In practice you are more likely to begin by looking at a word somewhere near the middle. If that is your word, you are done. Otherwise, if your word is earlier than that word, you can discard the second half of the dictionary. If it is later, you can discard the first half. Either way, you now have to search a dictionary only half the previous size, and you have managed that with just one comparison! Putting it the other way round, if you doubled the size of the dictionary you would only have to make one extra comparison. Doing it by sequential search, you would have to double the number of comparisons. Doing it by binary search, you just add one. This is the difference between ${\cal O}(\log N)$ and ${\cal O}(N)$ complexity. Notice that this improvement was only possible because the words were assumed to be in their correct alphabetical order in the dictionary.

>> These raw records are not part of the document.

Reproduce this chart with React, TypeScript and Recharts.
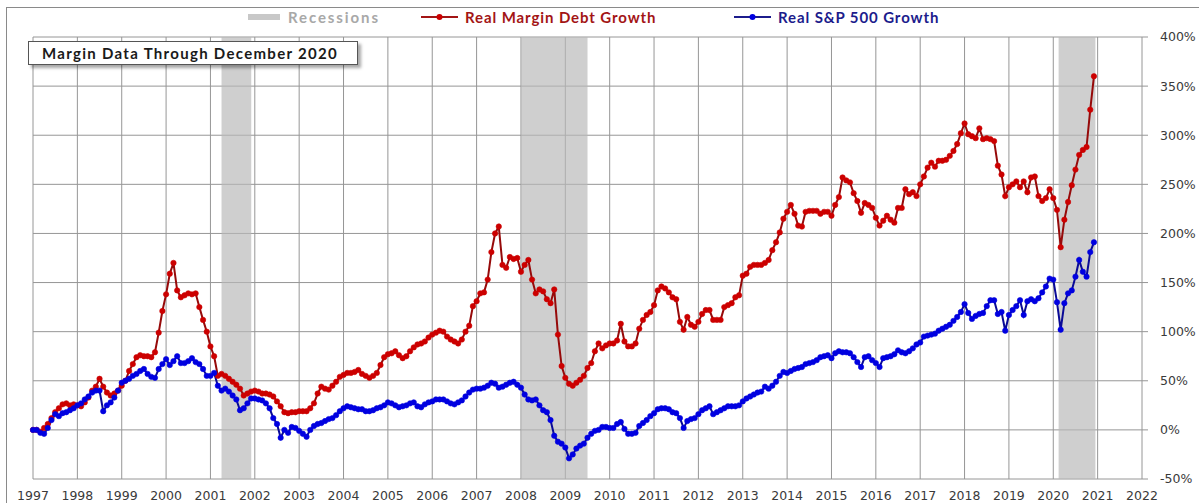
import { LineChart, Line, XAxis, YAxis, CartesianGrid, ReferenceArea } from 'recharts';

// year ticks along the bottom and the % ticks on the right
const years = [
  1997, 1998, 1999, 2000, 2001, 2002, 2003, 2004, 2005, 2006, 2007, 2008, 2009,
  2010, 2011, 2012, 2013, 2014, 2015, 2016, 2017, 2018, 2019, 2020, 2021, 2022,
];
const pctTicks = [-50, 0, 50, 100, 150, 200, 250, 300, 350, 400];

// shaded recessions (start, end as fractional years)
const recessions = [
  [2001.25, 2001.92],
  [2008.0, 2009.5],
  [2020.12, 2020.95],
];

// monthly values, Jan 1997 .. Dec 2020, one row per year
const marginDebtGrowth = [
  0, 0, -2, 2, 6, 12, 18, 22, 26, 27, 25, 26,
  25, 24, 28, 33, 40, 44, 52, 44, 38, 35, 37, 40,
  45, 50, 60, 67, 74, 76, 75, 75, 74, 79, 99, 121,
  138, 159, 170, 142, 135, 137, 139, 138, 139, 125, 112, 100,
  85, 75, 55, 57, 55, 52, 49, 46, 42, 35, 37, 39,
  40, 39, 37, 37, 36, 34, 29, 24, 18, 17, 18, 18,
  19, 19, 19, 22, 27, 37, 44, 42, 41, 45, 49, 54,
  56, 58, 58, 59, 61, 57, 55, 53, 55, 58, 66, 74,
  77, 78, 80, 76, 73, 75, 80, 84, 87, 88, 90, 94,
  97, 99, 101, 100, 95, 92, 90, 88, 92, 100, 106, 126,
  131, 139, 140, 153, 181, 200, 207, 168, 165, 176, 174, 175,
  161, 168, 173, 153, 139, 143, 141, 133, 129, 143, 97, 65,
  53, 47, 45, 48, 51, 55, 63, 68, 80, 88, 83, 86,
  88, 88, 91, 108, 90, 85, 85, 88, 103, 112, 117, 120,
  127, 142, 146, 144, 140, 135, 133, 110, 102, 115, 107, 105,
  110, 118, 122, 122, 112, 112, 112, 125, 127, 129, 135, 137,
  157, 159, 166, 168, 168, 168, 170, 173, 183, 191, 201, 215,
  222, 229, 220, 208, 207, 222, 223, 223, 223, 220, 222, 222,
  218, 229, 237, 257, 254, 252, 241, 233, 221, 231, 229, 226,
  216, 208, 213, 218, 214, 211, 226, 226, 245, 240, 242, 238,
  250, 258, 267, 272, 268, 274, 274, 275, 279, 284, 291, 302,
  312, 301, 299, 297, 307, 296, 297, 296, 294, 269, 260, 238,
  247, 250, 253, 247, 253, 242, 257, 258, 238, 233, 236, 245,
  236, 224, 186, 214, 232, 249, 265, 280, 285, 288, 326, 360,
];

const sp500Growth = [
  0, 0, -3, -4, 2, 10, 16, 14, 17, 18, 20, 22,
  25, 27, 31, 34, 38, 40, 40, 19, 25, 28, 33, 40,
  48, 50, 52, 55, 57, 60, 62, 57, 54, 53, 62, 67,
  72, 66, 70, 75, 68, 68, 70, 73, 69, 67, 62, 55,
  55, 58, 45, 40, 42, 39, 35, 31, 20, 22, 27, 32,
  32, 31, 30, 27, 22, 12, 6, -8, 0, -3, 3, 2,
  -1, -4, -7, 0, 4, 6, 7, 9, 11, 12, 15, 19,
  22, 24, 23, 22, 21, 21, 19, 19, 20, 22, 23, 25,
  28, 27, 25, 23, 24, 25, 27, 28, 24, 23, 26, 28,
  29, 31, 31, 31, 29, 27, 26, 28, 30, 34, 38, 41,
  42, 42, 43, 45, 48, 47, 43, 44, 46, 48, 49, 46,
  43, 36, 31, 30, 31, 25, 20, 18, 10, -6, -12, -14,
  -18, -29, -25, -19, -16, -14, -8, -4, -1, 0, 3, 3,
  2, 2, 6, 8, 1, -4, -4, -3, 4, 7, 10, 14,
  17, 21, 22, 22, 21, 18, 17, 12, 2, 9, 11, 12,
  16, 20, 22, 24, 16, 18, 20, 22, 24, 24, 24, 25,
  29, 32, 34, 36, 38, 39, 44, 42, 45, 49, 55, 59,
  58, 60, 62, 63, 64, 67, 68, 69, 71, 74, 75, 76,
  73, 78, 80, 79, 79, 78, 74, 69, 64, 74, 75, 71,
  68, 64, 73, 74, 75, 77, 81, 79, 78, 80, 83, 87,
  89, 95, 96, 97, 98, 101, 103, 105, 107, 111, 115, 120,
  128, 119, 113, 116, 118, 119, 126, 132, 132, 118, 120, 101,
  117, 122, 126, 132, 117, 131, 133, 131, 134, 140, 146, 154,
  153, 130, 102, 129, 139, 142, 156, 173, 161, 156, 181, 191,
];

const data = marginDebtGrowth.map((v, i) => ({
  t: 1997 + i / 12,
  margin: v,
  sp: sp500Growth[i],
}));

const RED_LINE = '#960a0a';
const RED_DOT = '#cc0000';
const BLUE_LINE = '#0a0a96';
const BLUE_DOT = '#0000e0';
const GRID = '#969696';
const legendFont = 'Lato, "Open Sans", sans-serif';
const tickFont = '"DejaVu Sans", Verdana, sans-serif';

function LegendItem({ color, dot, label, left, width }: { color: string; dot: string; label: string; left: number; width: number }) {
  return (
    <div style={{ position: 'absolute', left, top: 6, height: 22, display: 'flex', alignItems: 'center' }}>
      <svg width={width} height={10} style={{ marginRight: 7 }}>
        <line x1={0} y1={5} x2={width} y2={5} stroke={color} strokeWidth={2} />
        <circle cx={width / 2} cy={5} r={3} fill={dot} />
      </svg>
      <span style={{ fontFamily: legendFont, fontWeight: 700, fontSize: 15, letterSpacing: 0.9, color }}>{label}</span>
    </div>
  );
}

export default function App() {
  return (
    <div style={{ position: 'absolute', left: 0, top: 0, width: 1199, height: 503, overflow: 'hidden', background: '#fff' }}>
      {/* outer frame */}
      <div style={{ position: 'absolute', left: 6, top: 7, width: 1300, height: 600, border: '1px solid #8a8a8a' }} />

      <LineChart width={1199} height={503} data={data} margin={{ top: 37, right: 0, left: 33, bottom: 0 }}>
        <CartesianGrid stroke={GRID} strokeWidth={1} />
        {recessions.map(([a, b]) => (
          <ReferenceArea key={a} x1={a} x2={b} y1={-50} y2={400} fill="#b8b8b8" fillOpacity={0.68} stroke="none" ifOverflow="hidden" />
        ))}
        <XAxis
          dataKey="t"
          type="number"
          domain={[1997, 2022]}
          ticks={years}
          interval={0}
          height={24}
          axisLine={false}
          tickLine={false}
          tickMargin={6}
          tick={{ fill: '#3a3a3a', fontSize: 12.5, fontFamily: tickFont }}
        />
        <YAxis
          orientation="right"
          type="number"
          domain={[-50, 400]}
          ticks={pctTicks}
          width={57}
          axisLine={false}
          tickSize={6}
          tickLine={{ stroke: GRID }}
          tickMargin={12}
          tickFormatter={(v: number) => `${v}%`}
          tick={{ fill: '#3a3a3a', fontSize: 12.5, fontFamily: tickFont }}
        />
        <Line
          type="linear"
          dataKey="margin"
          stroke={RED_LINE}
          strokeWidth={2}
          dot={{ r: 2.7, fill: RED_DOT, stroke: RED_DOT, strokeWidth: 0.6 }}
          isAnimationActive={false}
        />
        <Line
          type="linear"
          dataKey="sp"
          stroke={BLUE_LINE}
          strokeWidth={2}
          dot={{ r: 2.7, fill: BLUE_DOT, stroke: BLUE_DOT, strokeWidth: 0.6 }}
          isAnimationActive={false}
        />
      </LineChart>

      {/* legend */}
      <div style={{ position: 'absolute', left: 248, top: 14, width: 32, height: 6, background: '#c8c8c8' }} />
      <div style={{ position: 'absolute', left: 288, top: 6, height: 22, lineHeight: '22px', fontFamily: legendFont, fontWeight: 700, fontSize: 15, letterSpacing: 1.9, color: '#a8a8a8' }}>
        Recessions
      </div>
      <LegendItem color="#a31515" dot={RED_DOT} label="Real Margin Debt Growth" left={421} width={37} />
      <LegendItem color="#1c1c8c" dot={BLUE_DOT} label="Real S&P 500 Growth" left={734} width={37} />

      {/* note box */}
      <div
        style={{
          position: 'absolute',
          left: 28,
          top: 41,
          width: 330,
          height: 24,
          background: '#fff',
          border: '1px solid #555',
          boxShadow: '3px 3px 3px rgba(0,0,0,0.35)',
          fontFamily: legendFont,
          fontWeight: 700,
          fontSize: 15,
          lineHeight: '22px',
          letterSpacing: 1.3,
          color: '#1a1a1a',
          paddingLeft: 13,
          boxSizing: 'border-box',
          whiteSpace: 'nowrap',
        }}
      >
        Margin Data Through December 2020
      </div>
    </div>
  );
}
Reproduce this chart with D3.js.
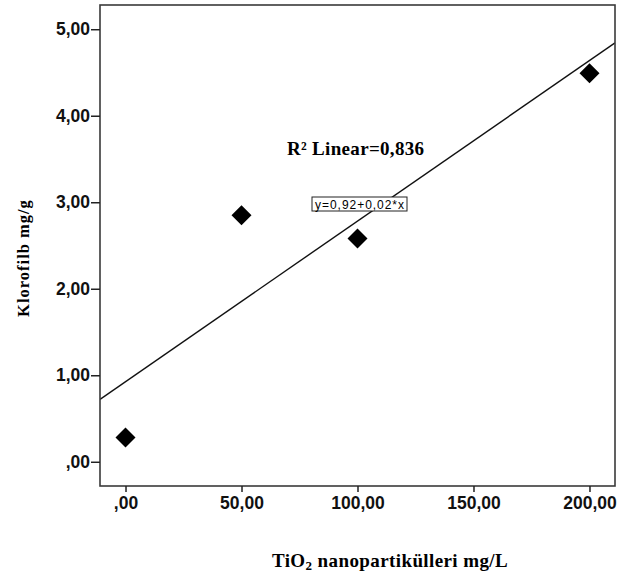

Concerning the actual code, you should satisfy yourself that it really does terminate correctly. The tricky parts are the condition

low <= high

and the assignment

mid = (low + high) / 2.

It won't work if you use < rather than <= and you should worry about the value of mid in the cases where low + high is odd or even. The method will return from within the while loop if the item is present; otherwise it will exit the while loop with low > high and return false.